TASK STATEMENT: Omit the pictures and output every entry below exactly as written.

DATASET EXCERPTS:
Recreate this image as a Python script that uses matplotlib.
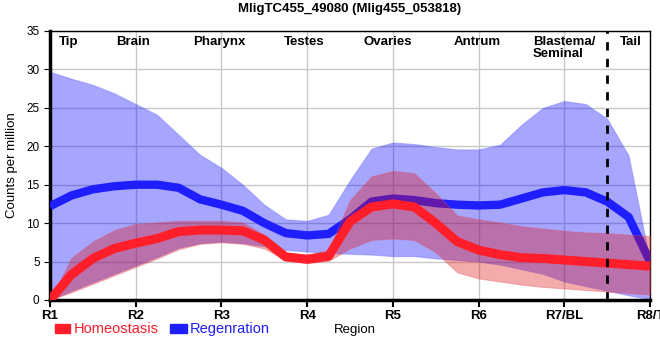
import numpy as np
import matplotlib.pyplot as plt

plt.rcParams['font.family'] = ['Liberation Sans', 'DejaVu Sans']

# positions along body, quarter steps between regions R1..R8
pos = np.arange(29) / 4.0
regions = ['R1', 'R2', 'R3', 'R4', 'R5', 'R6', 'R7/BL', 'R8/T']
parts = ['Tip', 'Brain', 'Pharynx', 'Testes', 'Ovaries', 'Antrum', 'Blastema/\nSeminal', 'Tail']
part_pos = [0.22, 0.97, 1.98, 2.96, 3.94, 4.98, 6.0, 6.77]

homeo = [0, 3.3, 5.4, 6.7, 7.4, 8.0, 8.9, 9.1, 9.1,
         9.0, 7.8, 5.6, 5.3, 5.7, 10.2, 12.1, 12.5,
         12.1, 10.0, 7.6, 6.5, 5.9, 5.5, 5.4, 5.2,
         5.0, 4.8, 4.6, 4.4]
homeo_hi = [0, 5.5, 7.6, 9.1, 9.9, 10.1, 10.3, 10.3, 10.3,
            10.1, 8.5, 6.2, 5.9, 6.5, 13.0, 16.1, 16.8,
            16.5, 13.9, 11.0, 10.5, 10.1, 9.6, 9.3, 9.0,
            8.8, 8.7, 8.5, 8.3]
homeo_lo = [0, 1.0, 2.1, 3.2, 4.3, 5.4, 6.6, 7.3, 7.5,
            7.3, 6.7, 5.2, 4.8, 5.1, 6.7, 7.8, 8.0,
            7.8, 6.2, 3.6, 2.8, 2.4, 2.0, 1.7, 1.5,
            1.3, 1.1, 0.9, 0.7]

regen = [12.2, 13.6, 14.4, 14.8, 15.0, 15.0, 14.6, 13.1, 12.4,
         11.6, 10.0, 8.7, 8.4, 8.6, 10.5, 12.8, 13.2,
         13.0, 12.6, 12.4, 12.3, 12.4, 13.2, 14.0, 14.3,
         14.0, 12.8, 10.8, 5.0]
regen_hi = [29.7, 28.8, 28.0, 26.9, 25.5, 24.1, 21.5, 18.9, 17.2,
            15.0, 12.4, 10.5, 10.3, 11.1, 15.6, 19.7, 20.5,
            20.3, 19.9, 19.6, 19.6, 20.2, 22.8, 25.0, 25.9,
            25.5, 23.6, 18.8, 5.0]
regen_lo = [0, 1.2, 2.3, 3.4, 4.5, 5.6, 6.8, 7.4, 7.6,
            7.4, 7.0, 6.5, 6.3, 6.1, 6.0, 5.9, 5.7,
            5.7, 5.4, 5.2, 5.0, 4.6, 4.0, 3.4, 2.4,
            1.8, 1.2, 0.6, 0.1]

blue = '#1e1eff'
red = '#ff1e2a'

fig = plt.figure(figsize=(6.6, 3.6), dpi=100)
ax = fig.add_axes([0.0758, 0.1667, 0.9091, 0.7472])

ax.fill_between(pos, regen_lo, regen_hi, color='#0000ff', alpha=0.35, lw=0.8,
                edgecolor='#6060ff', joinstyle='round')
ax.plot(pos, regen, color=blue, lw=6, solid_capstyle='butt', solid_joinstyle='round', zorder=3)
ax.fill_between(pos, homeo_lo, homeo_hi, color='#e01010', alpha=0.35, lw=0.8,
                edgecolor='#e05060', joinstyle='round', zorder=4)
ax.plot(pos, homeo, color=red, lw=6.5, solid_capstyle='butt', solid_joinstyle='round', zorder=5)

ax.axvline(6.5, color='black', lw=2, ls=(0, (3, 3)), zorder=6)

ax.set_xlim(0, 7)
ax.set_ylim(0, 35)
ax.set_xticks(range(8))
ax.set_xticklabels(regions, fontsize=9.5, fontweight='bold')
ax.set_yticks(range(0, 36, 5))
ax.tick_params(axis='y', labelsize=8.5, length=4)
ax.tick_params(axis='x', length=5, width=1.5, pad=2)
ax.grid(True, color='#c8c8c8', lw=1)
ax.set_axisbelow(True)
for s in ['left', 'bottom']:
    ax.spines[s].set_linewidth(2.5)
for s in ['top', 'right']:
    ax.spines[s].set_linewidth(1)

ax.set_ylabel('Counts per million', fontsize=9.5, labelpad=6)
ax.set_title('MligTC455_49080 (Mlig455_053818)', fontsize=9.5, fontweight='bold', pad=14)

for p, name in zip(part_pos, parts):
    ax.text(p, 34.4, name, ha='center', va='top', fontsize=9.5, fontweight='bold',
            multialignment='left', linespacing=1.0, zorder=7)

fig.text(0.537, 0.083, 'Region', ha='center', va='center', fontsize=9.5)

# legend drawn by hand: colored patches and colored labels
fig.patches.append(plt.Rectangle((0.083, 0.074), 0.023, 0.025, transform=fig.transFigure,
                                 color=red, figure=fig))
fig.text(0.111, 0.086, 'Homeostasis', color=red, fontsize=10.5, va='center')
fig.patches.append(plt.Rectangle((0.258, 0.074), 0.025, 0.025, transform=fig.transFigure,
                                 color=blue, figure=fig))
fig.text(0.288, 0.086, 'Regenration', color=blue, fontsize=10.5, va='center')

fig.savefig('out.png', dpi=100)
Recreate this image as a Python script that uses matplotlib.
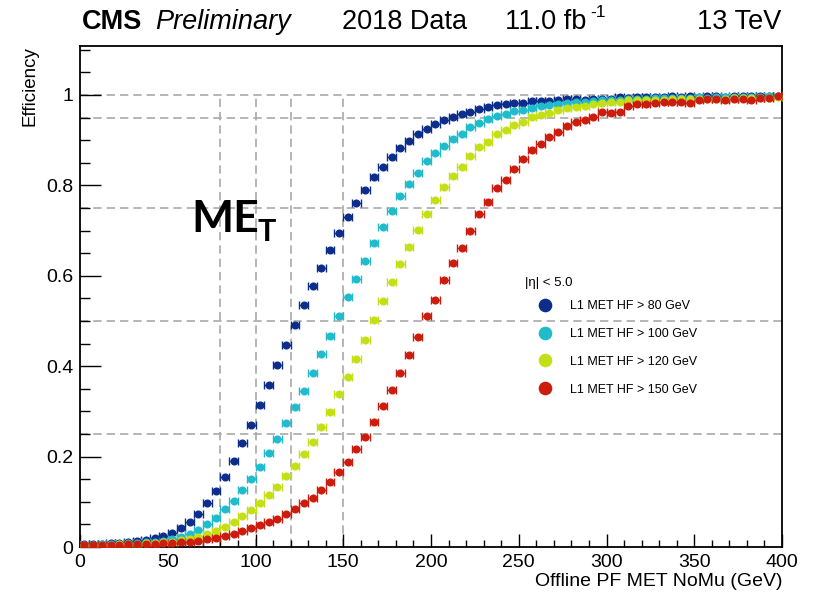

ANSWER TO THE TASK:
Recreate this image as a Python script that uses matplotlib.
import numpy as np
import matplotlib.pyplot as plt

plt.rcParams['font.family'] = ['Liberation Sans', 'DejaVu Sans']

# positions along body, quarter steps between regions R1..R8
pos = np.arange(29) / 4.0
regions = ['R1', 'R2', 'R3', 'R4', 'R5', 'R6', 'R7/BL', 'R8/T']
parts = ['Tip', 'Brain', 'Pharynx', 'Testes', 'Ovaries', 'Antrum', 'Blastema/\nSeminal', 'Tail']
part_pos = [0.22, 0.97, 1.98, 2.96, 3.94, 4.98, 6.0, 6.77]

homeo = [0, 3.3, 5.4, 6.7, 7.4, 8.0, 8.9, 9.1, 9.1,
         9.0, 7.8, 5.6, 5.3, 5.7, 10.2, 12.1, 12.5,
         12.1, 10.0, 7.6, 6.5, 5.9, 5.5, 5.4, 5.2,
         5.0, 4.8, 4.6, 4.4]
homeo_hi = [0, 5.5, 7.6, 9.1, 9.9, 10.1, 10.3, 10.3, 10.3,
            10.1, 8.5, 6.2, 5.9, 6.5, 13.0, 16.1, 16.8,
            16.5, 13.9, 11.0, 10.5, 10.1, 9.6, 9.3, 9.0,
            8.8, 8.7, 8.5, 8.3]
homeo_lo = [0, 1.0, 2.1, 3.2, 4.3, 5.4, 6.6, 7.3, 7.5,
            7.3, 6.7, 5.2, 4.8, 5.1, 6.7, 7.8, 8.0,
            7.8, 6.2, 3.6, 2.8, 2.4, 2.0, 1.7, 1.5,
            1.3, 1.1, 0.9, 0.7]

regen = [12.2, 13.6, 14.4, 14.8, 15.0, 15.0, 14.6, 13.1, 12.4,
         11.6, 10.0, 8.7, 8.4, 8.6, 10.5, 12.8, 13.2,
         13.0, 12.6, 12.4, 12.3, 12.4, 13.2, 14.0, 14.3,
         14.0, 12.8, 10.8, 5.0]
regen_hi = [29.7, 28.8, 28.0, 26.9, 25.5, 24.1, 21.5, 18.9, 17.2,
            15.0, 12.4, 10.5, 10.3, 11.1, 15.6, 19.7, 20.5,
            20.3, 19.9, 19.6, 19.6, 20.2, 22.8, 25.0, 25.9,
            25.5, 23.6, 18.8, 5.0]
regen_lo = [0, 1.2, 2.3, 3.4, 4.5, 5.6, 6.8, 7.4, 7.6,
            7.4, 7.0, 6.5, 6.3, 6.1, 6.0, 5.9, 5.7,
            5.7, 5.4, 5.2, 5.0, 4.6, 4.0, 3.4, 2.4,
            1.8, 1.2, 0.6, 0.1]

blue = '#1e1eff'
red = '#ff1e2a'

fig = plt.figure(figsize=(6.6, 3.6), dpi=100)
ax = fig.add_axes([0.0758, 0.1667, 0.9091, 0.7472])

ax.fill_between(pos, regen_lo, regen_hi, color='#0000ff', alpha=0.35, lw=0.8,
                edgecolor='#6060ff', joinstyle='round')
ax.plot(pos, regen, color=blue, lw=6, solid_capstyle='butt', solid_joinstyle='round', zorder=3)
ax.fill_between(pos, homeo_lo, homeo_hi, color='#e01010', alpha=0.35, lw=0.8,
                edgecolor='#e05060', joinstyle='round', zorder=4)
ax.plot(pos, homeo, color=red, lw=6.5, solid_capstyle='butt', solid_joinstyle='round', zorder=5)

ax.axvline(6.5, color='black', lw=2, ls=(0, (3, 3)), zorder=6)

ax.set_xlim(0, 7)
ax.set_ylim(0, 35)
ax.set_xticks(range(8))
ax.set_xticklabels(regions, fontsize=9.5, fontweight='bold')
ax.set_yticks(range(0, 36, 5))
ax.tick_params(axis='y', labelsize=8.5, length=4)
ax.tick_params(axis='x', length=5, width=1.5, pad=2)
ax.grid(True, color='#c8c8c8', lw=1)
ax.set_axisbelow(True)
for s in ['left', 'bottom']:
    ax.spines[s].set_linewidth(2.5)
for s in ['top', 'right']:
    ax.spines[s].set_linewidth(1)

ax.set_ylabel('Counts per million', fontsize=9.5, labelpad=6)
ax.set_title('MligTC455_49080 (Mlig455_053818)', fontsize=9.5, fontweight='bold', pad=14)

for p, name in zip(part_pos, parts):
    ax.text(p, 34.4, name, ha='center', va='top', fontsize=9.5, fontweight='bold',
            multialignment='left', linespacing=1.0, zorder=7)

fig.text(0.537, 0.083, 'Region', ha='center', va='center', fontsize=9.5)

# legend drawn by hand: colored patches and colored labels
fig.patches.append(plt.Rectangle((0.083, 0.074), 0.023, 0.025, transform=fig.transFigure,
                                 color=red, figure=fig))
fig.text(0.111, 0.086, 'Homeostasis', color=red, fontsize=10.5, va='center')
fig.patches.append(plt.Rectangle((0.258, 0.074), 0.025, 0.025, transform=fig.transFigure,
                                 color=blue, figure=fig))
fig.text(0.288, 0.086, 'Regenration', color=blue, fontsize=10.5, va='center')

fig.savefig('out.png', dpi=100)
Recreate this image as a Python script that uses matplotlib.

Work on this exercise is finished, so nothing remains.